A hen wild Atlantic Salmon that is live-released in the summer of year one, will lay her eggs that winter, which will hatch in the spring of year two as fry, stay in the river and grow to parr (if not devoured by mergansers, brown trout, arctic grayling, seagulls, and arctic terns) in year three and head downriver to the sea in year four as smolts, where they will flourish (so long as they do not accumulate too many sea lice when they swim past the farm-raised pens of Atlantic Salmon in the fjord or are ravaged by seals-MāHUNT has a video from 2006 of a fly caught and live-released hen wild Atlantic Salmon that survived a mauling by a seal with its dorsal fin bitten in half and six inch circles of scrapes, scratches and holes on both sides of its flank from the seal’s claws) for years five, six and seven to return to the Alta River to spawn. A long lead time with foresighted patience for positive results is required. This means that the positive results of beginning widespread live-release of mature fly caught Atlantic Salmon by the foreign syndicates in l997 and the removal of the nine fjord nets closest to the mouth of the Alta River in l997 would not be first evident for seven years or until the summer run of 2004.

The last week of June 2006 where ten (10) rods from the first foreign syndicate of the year fished the Alta River exemplified the success of the above live-release, diminution of fjord netting, and limited access to the river.
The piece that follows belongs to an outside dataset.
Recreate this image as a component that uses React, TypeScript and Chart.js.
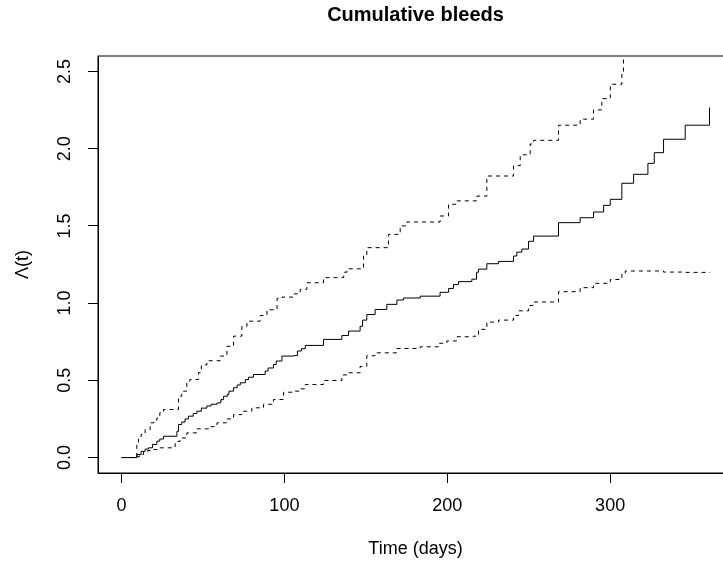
import React, { useEffect, useRef } from 'react';
import { Chart, registerables } from 'chart.js';

Chart.register(...registerables);

// Cumulative estimate (jump day, new level)
const estDays = [0, 9.4, 12, 14.5, 16.6, 19, 21.7, 23.5, 25.8, 34, 35, 37, 39, 41.1, 44, 46.3, 49, 52.4, 55, 58.6, 61, 62.6, 65, 66, 68.8, 71, 72.9, 76, 78, 81, 88.2, 90, 93.3, 95, 98.5, 105.6, 108, 110.5, 112.8, 124, 135.3, 139.4, 146.5, 148, 150.6, 155.7, 162.9, 169.1, 173.1, 183.4, 195.6, 200.8, 203.8, 206.9, 215.1, 218, 219.2, 224.3, 231.5, 240.7, 242.7, 245.8, 249.9, 253, 268.3, 281.6, 289.8, 296, 300.1, 307.2, 314.4, 323.2, 327.1, 332.8, 346.1, 361];
const estVals = [0, 0.02, 0.04, 0.055, 0.063, 0.085, 0.106, 0.12, 0.138, 0.17, 0.214, 0.23, 0.25, 0.268, 0.285, 0.3, 0.32, 0.334, 0.345, 0.354, 0.375, 0.397, 0.41, 0.43, 0.452, 0.47, 0.484, 0.505, 0.52, 0.538, 0.56, 0.58, 0.603, 0.625, 0.657, 0.66, 0.69, 0.705, 0.726, 0.765, 0.79, 0.819, 0.85, 0.89, 0.926, 0.959, 0.992, 1.02, 1.033, 1.045, 1.07, 1.095, 1.12, 1.139, 1.155, 1.2, 1.22, 1.255, 1.27, 1.305, 1.33, 1.35, 1.4, 1.434, 1.521, 1.553, 1.59, 1.633, 1.672, 1.776, 1.834, 1.905, 1.974, 2.061, 2.152, 2.266];

// Upper confidence band
const upperDays = [0, 9.4, 10.4, 12, 14.5, 17.6, 20, 21.7, 23.5, 25.8, 35, 37, 38.1, 40.1, 42, 47.3, 49, 52.4, 60.6, 64.7, 68.8, 73.9, 77, 85.2, 89.3, 95.5, 98.5, 105.6, 109.7, 113.8, 124, 136.4, 138.4, 148.6, 150.6, 163.9, 171.1, 175.2, 195.6, 200.8, 205.9, 218.2, 224.3, 240.7, 244.8, 250.9, 253, 268.3, 281.6, 289.8, 294.9, 300.1, 307.2, 308.2];
const upperVals = [0, 0.09, 0.12, 0.15, 0.181, 0.225, 0.24, 0.256, 0.29, 0.311, 0.397, 0.42, 0.43, 0.495, 0.505, 0.55, 0.6, 0.627, 0.657, 0.72, 0.786, 0.85, 0.883, 0.92, 0.957, 1.03, 1.039, 1.06, 1.089, 1.132, 1.165, 1.2, 1.222, 1.305, 1.359, 1.445, 1.5, 1.525, 1.564, 1.64, 1.662, 1.693, 1.823, 1.89, 1.96, 2.03, 2.054, 2.152, 2.191, 2.251, 2.324, 2.417, 2.49, 3.2];

// Lower confidence band
const lowerDays = [0, 9.4, 11, 13.5, 16, 19.6, 22, 32.9, 34.5, 36, 40.1, 46.3, 54.4, 58.6, 64.7, 68.8, 73.9, 80, 87.2, 93.3, 99.5, 105.6, 109.7, 112.8, 124, 135.3, 139.4, 146.5, 150.6, 155.7, 169.1, 183.4, 194.6, 199.7, 205.9, 216.1, 219.2, 224.3, 231.5, 240.7, 243.8, 249.9, 253, 268.3, 281.6, 289.8, 300.1, 307.2, 309.3, 332.8, 345.1, 361];
const lowerVals = [0, 0.005, 0.02, 0.035, 0.045, 0.052, 0.063, 0.09, 0.105, 0.127, 0.16, 0.186, 0.2, 0.225, 0.25, 0.278, 0.3, 0.322, 0.345, 0.376, 0.423, 0.43, 0.445, 0.473, 0.499, 0.535, 0.549, 0.59, 0.659, 0.678, 0.706, 0.717, 0.74, 0.755, 0.782, 0.786, 0.83, 0.877, 0.89, 0.92, 0.95, 0.985, 1.007, 1.074, 1.1, 1.128, 1.153, 1.19, 1.208, 1.201, 1.199, 1.195];

const xTicks = [0, 100, 200, 300];
const yTicks = [0, 0.5, 1, 1.5, 2, 2.5];
const yTickLabels = ['0.0', '0.5', '1.0', '1.5', '2.0', '2.5'];

const FONT = 'Liberation Sans, Arial, Helvetica, sans-serif';

function pts(xs: number[], ys: number[]) {
  return xs.map((x, i) => ({ x, y: ys[i] }));
}

export default function App() {
  const ref = useRef<HTMLCanvasElement>(null);

  useEffect(() => {
    if (!ref.current) return;
    const boxPlugin = {
      id: 'rbox',
      afterDraw(chart: any) {
        const { ctx, chartArea: a } = chart;
        ctx.save();
        ctx.strokeStyle = '#000';
        ctx.lineWidth = 1;
        ctx.strokeRect(a.left, a.top, a.right - a.left, a.bottom - a.top);
        ctx.restore();
      },
    };
    const lineBase = {
      borderColor: '#000',
      borderWidth: 1,
      pointRadius: 0,
      stepped: 'before' as const,
      tension: 0,
      fill: false,
    };
    const chart = new Chart(ref.current, {
      type: 'line',
      data: {
        datasets: [
          { ...lineBase, label: 'estimate', data: pts(estDays, estVals) },
          { ...lineBase, label: 'upper', data: pts(upperDays, upperVals), borderDash: [4, 4] },
          { ...lineBase, label: 'lower', data: pts(lowerDays, lowerVals), borderDash: [4, 4] },
        ],
      },
      options: {
        responsive: false,
        devicePixelRatio: 1,
        animation: false,
        layout: { padding: { left: 0, right: 7, top: 0, bottom: 0 } },
        plugins: {
          legend: { display: false },
          tooltip: { enabled: false },
          title: {
            display: true,
            text: 'Cumulative bleeds',
            color: '#000',
            fullSize: false,
            font: { family: FONT, size: 20, weight: 'bold' },
            padding: { top: 3, bottom: 29 },
          },
        },
        scales: {
          x: {
            type: 'linear',
            min: -14.44,
            max: 375.44,
            afterBuildTicks: (s: any) => {
              s.ticks = xTicks.map((v) => ({ value: v }));
            },
            afterFit: (s: any) => {
              s.height = 90;
            },
            ticks: {
              color: '#000',
              font: { family: FONT, size: 18 },
              padding: 12,
              maxRotation: 0,
              autoSkip: false,
              callback: (v: any) => String(v),
            },
            grid: {
              drawOnChartArea: false,
              drawTicks: true,
              tickLength: 10,
              color: '#000',
              tickColor: '#000',
            },
            border: { display: true, color: '#000', width: 1 },
            title: {
              display: true,
              text: 'Time (days)',
              color: '#000',
              font: { family: FONT, size: 18 },
              padding: { top: 0, bottom: 3 },
            },
          },
          y: {
            type: 'linear',
            min: -0.1,
            max: 2.6,
            afterBuildTicks: (s: any) => {
              s.ticks = yTicks.map((v) => ({ value: v }));
            },
            afterFit: (s: any) => {
              s.width = 98;
            },
            ticks: {
              color: '#000',
              font: { family: FONT, size: 18 },
              padding: 10,
              minRotation: 90,
              maxRotation: 90,
              crossAlign: 'center',
              autoSkip: false,
              callback: (v: any) => {
                const i = yTicks.indexOf(Number(v));
                return i >= 0 ? yTickLabels[i] : '';
              },
            },
            grid: {
              drawOnChartArea: false,
              drawTicks: true,
              tickLength: 10,
              color: '#000',
              tickColor: '#000',
            },
            border: { display: true, color: '#000', width: 1 },
            title: {
              display: true,
              text: 'Λ(t)',
              color: '#000',
              font: { family: FONT, size: 18 },
              padding: { top: 12, bottom: 0 },
            },
          },
        },
      },
      plugins: [boxPlugin],
    } as any);
    return () => chart.destroy();
  }, []);

  return (
    <div
      style={{
        position: 'absolute',
        left: 0,
        top: 0,
        width: 723,
        height: 563,
        overflow: 'hidden',
        background: '#fff',
      }}
    >
      <canvas ref={ref} width={740} height={563} style={{ display: 'block' }} />
    </div>
  );
}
This syndicate began in l991 and most of the same members have fished the same days (June 24 through June 29) each year for sixteen (16) years. In l992, those ten (10) rods caught and killed (our Norwegian hosts would not allow live-release) one-hundred and twenty-eight (128) wild mature Atlantic Salmon. This was the most fly caught Atlantic Salmon by this syndicate for these days in the sixteen years of existence, with some years as low as twenty (20) mature Atlantic Salmon ( 1993 and l999) brought to the net. During those six days in 2006, the ten rods fly caught and live-released over 90 percent of their fly caught one-hundred twenty-nine (129) wild mature Atlantic Salmon for its best year during the entire sixteen year history. Wild Atlantic Salmon that are bleeding when netted are not live-released, since their likelihood of survival is near zero, their dead carcasses floating in the river would discourage native Norwegians from allowing future live-release, and their precious healthy omega-3 flesh should not be wasted.

Most rivers in cental Norway (farther south) and the Tanana River thirty-miles farther north showed dramatic declines in runs of wild Atlantic Salmon in 2006. The Tanana River was even closed to hook/line fishing in 2006, because of the dramatic decrease in the run. No live-release fly fishing had occurred on the Tanana River in past years.